Ed spoke at some length about surveillance. And here I quote him, because he's said this often before: "If we do nothing, we sort of sleepwalk into a total surveillance state where we have both a super-state that has unlimited capacity to apply force with an unlimited ability to know (about the people it is targeting) -- and that's a very dangerous combination. That's the dark future. The fact that they know everything about us and we know nothing about them -- because they are secret, they are privileged, and they are a separate class" the elite class, the political class, the resource class -- we don't know where they live, we don't know what they do, we don't know who their friends are. They have the ability to know all that about us. This is the direction of the future, but I think there are changing possibilities in this."
I asked Ed whether the NSA was just feigning annoyance at his revelations, but might actually be secretly pleased at being known as the All Seeing, All Knowing Agency -- because that would help to keep people fearful, off-balance, always looking over their shoulders and easy to manage.
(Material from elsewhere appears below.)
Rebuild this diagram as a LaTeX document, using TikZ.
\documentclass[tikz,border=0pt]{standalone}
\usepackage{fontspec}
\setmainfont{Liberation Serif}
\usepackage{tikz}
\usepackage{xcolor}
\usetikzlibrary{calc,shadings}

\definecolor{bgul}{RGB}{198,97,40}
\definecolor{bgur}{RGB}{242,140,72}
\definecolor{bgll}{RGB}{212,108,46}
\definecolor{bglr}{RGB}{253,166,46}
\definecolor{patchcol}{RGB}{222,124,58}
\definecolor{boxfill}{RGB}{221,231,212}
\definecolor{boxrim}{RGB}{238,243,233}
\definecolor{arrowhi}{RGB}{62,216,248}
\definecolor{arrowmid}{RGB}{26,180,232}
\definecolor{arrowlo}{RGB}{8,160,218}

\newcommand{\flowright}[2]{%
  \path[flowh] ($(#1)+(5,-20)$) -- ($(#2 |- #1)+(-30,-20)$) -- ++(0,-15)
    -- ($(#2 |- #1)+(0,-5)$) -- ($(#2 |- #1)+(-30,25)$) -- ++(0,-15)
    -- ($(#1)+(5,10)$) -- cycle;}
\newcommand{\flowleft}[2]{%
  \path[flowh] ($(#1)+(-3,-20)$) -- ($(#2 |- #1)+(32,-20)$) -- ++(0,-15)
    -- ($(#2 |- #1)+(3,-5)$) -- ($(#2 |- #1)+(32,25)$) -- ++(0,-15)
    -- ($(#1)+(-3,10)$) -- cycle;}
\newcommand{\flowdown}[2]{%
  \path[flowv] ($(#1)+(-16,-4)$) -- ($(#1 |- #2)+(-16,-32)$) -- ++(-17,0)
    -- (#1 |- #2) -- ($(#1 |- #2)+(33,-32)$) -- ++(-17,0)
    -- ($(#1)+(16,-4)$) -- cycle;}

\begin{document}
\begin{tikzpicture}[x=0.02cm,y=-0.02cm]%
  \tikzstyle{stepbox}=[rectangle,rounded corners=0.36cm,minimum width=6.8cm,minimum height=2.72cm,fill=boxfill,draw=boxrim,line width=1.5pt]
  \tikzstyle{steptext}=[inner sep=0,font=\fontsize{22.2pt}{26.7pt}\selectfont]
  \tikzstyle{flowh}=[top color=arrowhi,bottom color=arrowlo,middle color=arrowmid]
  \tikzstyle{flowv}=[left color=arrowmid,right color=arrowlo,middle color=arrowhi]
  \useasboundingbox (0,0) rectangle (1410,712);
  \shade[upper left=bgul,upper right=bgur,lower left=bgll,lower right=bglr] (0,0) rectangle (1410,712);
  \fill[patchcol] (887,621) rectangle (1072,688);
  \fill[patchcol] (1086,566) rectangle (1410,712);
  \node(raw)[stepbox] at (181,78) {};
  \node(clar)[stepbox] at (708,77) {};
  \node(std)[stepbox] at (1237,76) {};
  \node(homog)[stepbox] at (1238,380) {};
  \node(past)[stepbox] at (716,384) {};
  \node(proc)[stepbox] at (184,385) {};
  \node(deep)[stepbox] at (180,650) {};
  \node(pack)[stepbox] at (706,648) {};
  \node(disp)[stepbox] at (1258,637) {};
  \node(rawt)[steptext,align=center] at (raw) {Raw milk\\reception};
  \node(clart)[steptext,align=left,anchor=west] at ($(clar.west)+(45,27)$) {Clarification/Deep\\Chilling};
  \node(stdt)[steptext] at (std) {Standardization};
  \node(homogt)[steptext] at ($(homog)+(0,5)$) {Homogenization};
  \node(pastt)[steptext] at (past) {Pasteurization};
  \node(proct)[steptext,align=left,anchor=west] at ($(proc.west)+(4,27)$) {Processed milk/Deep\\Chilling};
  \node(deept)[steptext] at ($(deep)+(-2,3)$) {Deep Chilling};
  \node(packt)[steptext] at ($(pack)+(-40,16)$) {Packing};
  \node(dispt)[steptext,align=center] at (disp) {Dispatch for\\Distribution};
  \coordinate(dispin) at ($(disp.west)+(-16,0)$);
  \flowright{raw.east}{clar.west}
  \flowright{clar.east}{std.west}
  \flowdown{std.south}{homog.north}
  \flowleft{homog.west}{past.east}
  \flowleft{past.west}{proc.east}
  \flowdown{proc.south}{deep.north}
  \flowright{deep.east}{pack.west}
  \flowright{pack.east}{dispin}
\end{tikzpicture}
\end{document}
Dan spoke about how even in the US, a police state was only another 9/11 away: "We are not in a police state now, not yet. I'm talking about what may come. I realize I shouldn't put it that way... White, middle-class, educated people like myself are not living in a police state... Black, poor people are living in a police state. The repression starts with the semi-white, the Middle Easterners, including anybody who is allied with them, and goes on from there... One more 9/11, and then I believe we will have hundreds of thousands of detentions. Middle Easterners and Muslims will be put in detention camps or deported. After 9/11, we had thousands of people arrested without charges... But I'm talking about the future. I'm talking the level of the Japanese in the second world war... I'm talking of hundreds of thousands in camps or deported. I think the surveillance is very relevant to that. They will know who to put away -- the data is already collected." (When he said this, I did wonder, though I did not ask -- how different would things have been if Snowden had not been white?)
We talked about war and greed, about terrorism, and what an accurate definition of it would be. We spoke about countries, flags and the meaning of patriotism. We talked about public opinion and the concept of public morality and how fickle it could be, and how easily manipulated. It wasn't a Q&A type of conversation. We were an incongruous gathering. Ole von Uexkull from the Right Livelihood Foundation in Sweden, myself and three troublesome Americans. John Cusack, who thought up and organised this whole disruptive enterprise, comes from a fine tradition, too -- of musicians, writers, actors, athletes who have refused to buy the bullshit, however beautifully it was packaged.
What will become of Edward Snowden? Will he ever be able to return to the US? His chances don't look good. The US government -- the Deep State, as well as both the major political parties -- wants to punish him for the enormous damage he has inflicted, in their perception, on the security establishment. (It's got Chelsea Manning and the other whistleblowers where it wants them.) If it does not manage to kill or jail Snowden, it must use everything in its power to limit the damage he's done and continues to do. One of those ways is to try to contain, co-opt and usher the debate around whistleblowing in a direction that suits it. And it has, to some extent, managed to do that.